Tom Cruise and Renee Zellweger have never been better than they are in their Cameron Crowe classic about a rebel sports agent and the girl he had at “Hello."

Critic's Pick: Public Enemies

Johnny Depp's bank robber John Dillinger is pretty much the good guy pursued by much-less-good guys J. Edgar Hoover (Billy Crudup) and G-man Melvin Purvis (Christian Bale) in a Depression-era saga by gangster-film auteur Michael Mann (ManhunterHeat). A bit familiar, but worth a look.

Critic's Pick: School Daze

Disorganized even by Spike Lee standards, it's still an extremely watchable semi-comedy, semi-musical about an all-Black college (inspired by Lee's own undergrad experience) and the cultural clash between its students — for once, not defined with reference to whites.

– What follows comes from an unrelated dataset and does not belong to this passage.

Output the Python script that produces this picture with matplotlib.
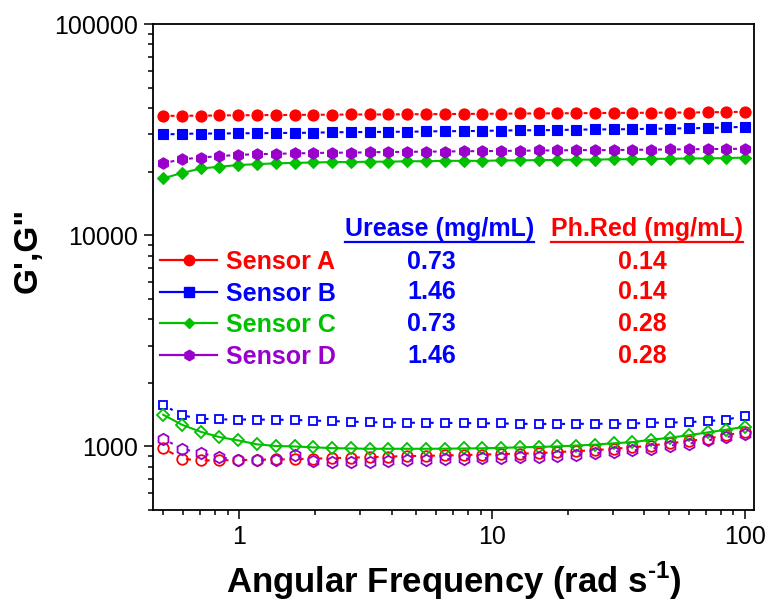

Lee is good as a kid yearning to pledge at a frat, Laurence Fishburne better as his highbrow activist cousin.

Critic's Pick: Tootsie

Dustin Hoffman was never a greater man than when he played a desperate actor impersonating a woman to get a soap opera job. But he's nearly upstaged by the superb comic cast: Bill Murray, Jessica Lange, Teri Garr, Dabney Coleman, Geena Davis, and its director, Sydney Pollack, as Hoffman's bewildered agent.

Critic's Pick: United 93

What was it like to be aboard a jet hijacked by terrorists on 9/11 and resisting them heroically? Or to be the air traffic controllers on the ground struggling to cope with the crisis? This movie plays like you're there as events unfold in real time.